Certainly such men are well-acquainted with legal reasoning
and have just as certainly concluded that the evidence for the historic
truthfulness of the Scripture is way beyond reasonable doubt. As apologist,
theologian, and lawyer John W. Montgomery observes in The Law Above the Law,
considering the "ancient documents" rule (that ancient documents constitute
competent evidence if there is no evidence of tampering and they have been
accurately transmitted), the "parol evidence" rule (Scripture must interpret
itself without foreign intervention), the "hearsay rule" (the demand for
primary-source evidence), and the "cross examination" principle (the inability
of the enemies of Christianity to disprove its central claim that Christ
resurrected bodily from the dead in spite of the motive and opportunity to do
so) - all these coalesce directly or indirectly to support the preponderance of
evidence for Christianity while the burden of proof proper (the legal burden)

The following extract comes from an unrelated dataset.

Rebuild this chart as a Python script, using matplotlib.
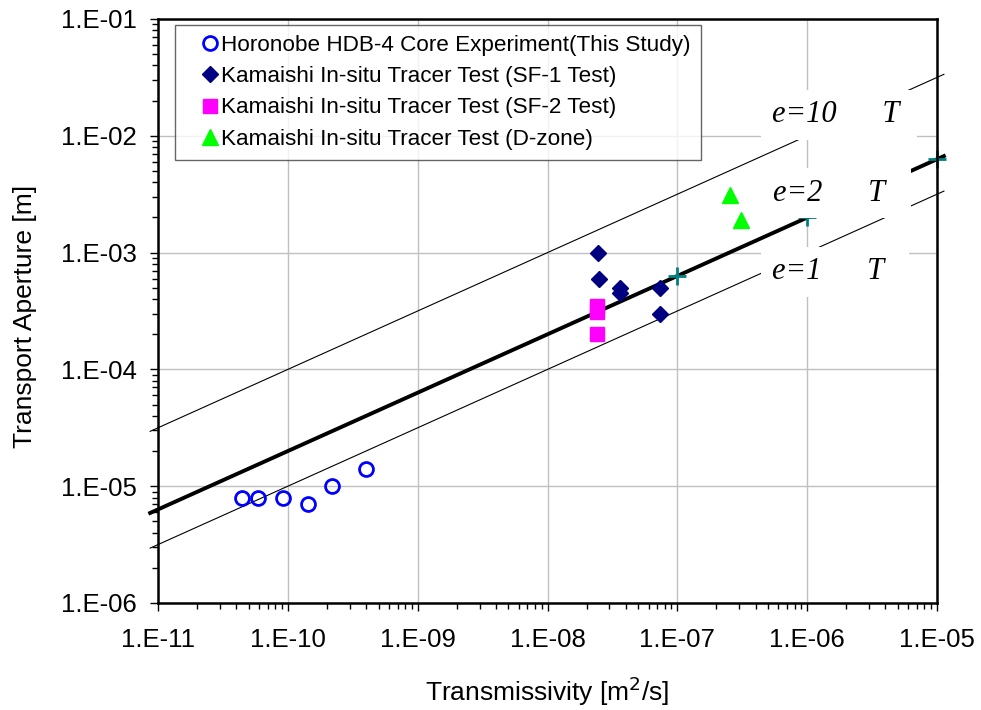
import matplotlib
matplotlib.use("Agg")
import matplotlib.pyplot as plt
import matplotlib.ticker as mticker
import numpy as np

# Horonobe HDB-4 core experiment (this study)
horo_T = [4.4e-11, 5.9e-11, 9.2e-11, 1.42e-10, 2.18e-10, 4.0e-10]
horo_a = [8.0e-6, 8.0e-6, 8.0e-6, 7.0e-6, 1.0e-5, 1.4e-5]

# Kamaishi SF-1
sf1_T = [2.47e-8, 2.5e-8, 3.63e-8, 3.63e-8, 7.4e-8, 7.4e-8]
sf1_a = [1.0e-3, 6.0e-4, 5.0e-4, 4.5e-4, 5.0e-4, 3.0e-4]

# Kamaishi SF-2
sf2_T = [2.4e-8, 2.4e-8, 2.4e-8]
sf2_a = [3.5e-4, 3.1e-4, 2.0e-4]

# Kamaishi D-zone
dz_T = [2.55e-7, 3.1e-7]
dz_a = [3.1e-3, 1.9e-3]

# reference lines  a = e*sqrt(T), end points
line_T = [8.7e-12, 1.13e-5]
e10_a = [2.95e-5, 3.36e-2]
e2_a = [5.9e-6, 6.7e-3]
e1_a = [2.95e-6, 3.36e-3]

# teal crosses on the e=2 line
cross_T = [1e-7, 1e-6, 1e-5]
cross_a = [6.3e-4, 2.0e-3, 6.3e-3]

x_ticks = [1e-11, 1e-10, 1e-9, 1e-8, 1e-7, 1e-6, 1e-5]
y_ticks = [1e-6, 1e-5, 1e-4, 1e-3, 1e-2, 1e-1]

legend_labels = ["Horonobe HDB-4 Core Experiment(This Study)",
                 "Kamaishi In-situ Tracer Test (SF-1 Test)",
                 "Kamaishi In-situ Tracer Test (SF-2 Test)",
                 "Kamaishi In-situ Tracer Test (D-zone)"]

plt.rcParams['font.family'] = ['Liberation Sans', 'DejaVu Sans']

fig = plt.figure(figsize=(9.81, 7.10), dpi=100)
ax = fig.add_axes([158/981, 1 - 603/710, 779/981, 584/710])
ax.set_xscale('log')
ax.set_yscale('log')
ax.set_xlim(1e-11, 1e-5)
ax.set_ylim(1e-6, 1e-1)

ax.grid(True, which='major', color='#c0c0c0', linewidth=1.0)
ax.set_axisbelow(True)

ax.plot(line_T, e10_a, color='black', lw=0.8, clip_on=False, zorder=2)
ax.plot(line_T, e2_a, color='black', lw=2.8, clip_on=False, zorder=2)
ax.plot(line_T, e1_a, color='black', lw=0.8, clip_on=False, zorder=2)
ax.plot(cross_T, cross_a, ls='none', marker='+', ms=13, mew=2,
        color='#008080', clip_on=False, zorder=2.5)

h1, = ax.plot(horo_T, horo_a, ls='none', marker='o', ms=10, mfc='none',
              mec='#0000ff', mew=2, zorder=4)
h2, = ax.plot(sf1_T, sf1_a, ls='none', marker='D', ms=8, color='#000080', zorder=4)
h3, = ax.plot(sf2_T, sf2_a, ls='none', marker='s', ms=10, color='#ff00ff', zorder=4)
h4, = ax.plot(dz_T, dz_a, ls='none', marker='^', ms=11, color='#00ff00', zorder=4)

box = dict(boxstyle='square,pad=0.35', facecolor='white', edgecolor='none')
lab_font = dict(family=['Liberation Serif', 'DejaVu Serif'], style='italic',
                fontsize=22, va='center', ha='left', transform=ax.transAxes,
                bbox=box, zorder=3)
ax.text(0.788, 0.836, "e=10      T ", **lab_font)
ax.text(0.790, 0.702, "e=2      T  ", **lab_font)
ax.text(0.788, 0.567, "e=1      T  ", **lab_font)

leg = ax.legend([h1, h2, h3, h4], legend_labels, loc='upper left',
                bbox_to_anchor=(175/981, 1 - 25/710), bbox_transform=fig.transFigure,
                fontsize=16.2, frameon=True, fancybox=False, handletextpad=-0.6,
                handlelength=2.2, labelspacing=0.45, borderpad=0.45, borderaxespad=0)
leg.get_frame().set_edgecolor('#404040')
leg.get_frame().set_linewidth(1.0)
leg.set_zorder(5)

fmt = mticker.FuncFormatter(lambda v, p: "1.E-%02d" % round(-np.log10(v)))
ax.xaxis.set_major_locator(mticker.FixedLocator(x_ticks))
ax.yaxis.set_major_locator(mticker.FixedLocator(y_ticks))
ax.xaxis.set_major_formatter(fmt)
ax.yaxis.set_major_formatter(fmt)
ax.xaxis.set_minor_locator(mticker.LogLocator(base=10, subs=np.arange(2, 10), numticks=20))
ax.yaxis.set_minor_locator(mticker.LogLocator(base=10, subs=np.arange(2, 10), numticks=20))
ax.xaxis.set_minor_formatter(mticker.NullFormatter())
ax.yaxis.set_minor_formatter(mticker.NullFormatter())

ax.tick_params(which='major', direction='out', length=6, width=1, labelsize=18.5)
ax.tick_params(which='minor', direction='out', length=4, width=1)
ax.tick_params(axis='x', which='major', pad=12)
ax.tick_params(axis='y', which='major', pad=9.5)
for s in ax.spines.values():
    s.set_linewidth(1.8)

ax.set_xlabel("Transmissivity [m$^2$/s]", fontsize=19, labelpad=16)
ax.set_ylabel("Transport Aperture [m]", fontsize=19)
ax.yaxis.set_label_coords(-0.155, 0.49)

fig.savefig("out.png", dpi=100)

for disproving it rests with the critic, who, in 2,000 years, has yet to prove
his case.
We must, then emphasize that to reject the New Testament
accounts as true history is, by definition, to reject the canons of legitimate
historical study. To reject the Gospels or the New Testament is to reject
primary historical documentation in general. If this cannot be done, the NT must
be retained as careful historical reporting. The NT has proven itself reliable
in the crucible of history. It is the NT critic who has been unable to
prove his case. Nor are the implications small. Legal scholar J.N.D. Anderson
observes in Christianity: The Witness of History:
. . . It seems to me inescapable that anyone
who chanced to read the pages of the New Testament for the first time would
come away with one overwhelming impression - that here is a faith firmly
rooted in certain allegedly historical events, a faith which would be false
and misleading if those events had not actually taken place, but which, if
they did take place, is unique in its relevance and exclusive in its demands
on our allegiance. For these events did not merely set a "process in motion
and then themselves sink back into the past. The unique historical origin of
Christianity is ascribed permanent, authoritative, absolute significance;
what happened once is said to have happened once for all and therefore to
have continuous efficacy."
In essence, the Muslim claim
that the NT has been corrupted textually is not only untrue, it can't be
substantiated due to the nature of the textual and other evidence at hand. Facts
are facts.
As for the Muslim claim that Christians have so severely
misinterpreted their own Scriptures that they teach a false view of God, Jesus,
salvation, etc., one must remember that we have had almost 2,000 years of
universally accepted Christian doctrine - doctrine that even skeptics of
Christianity freely confess the Bible teaches. This is why anyone who wishes can
determine the basic doctrine of the NT just by studying it.
In conclusion, Muslim claims relative to the NT are simply
not credible. We can only trust that, as some Muslims have done in every
generation since Islam was founded, people today will impartially investigate
the evidence for New Testament authenticity and, hopefully, respond accordingly.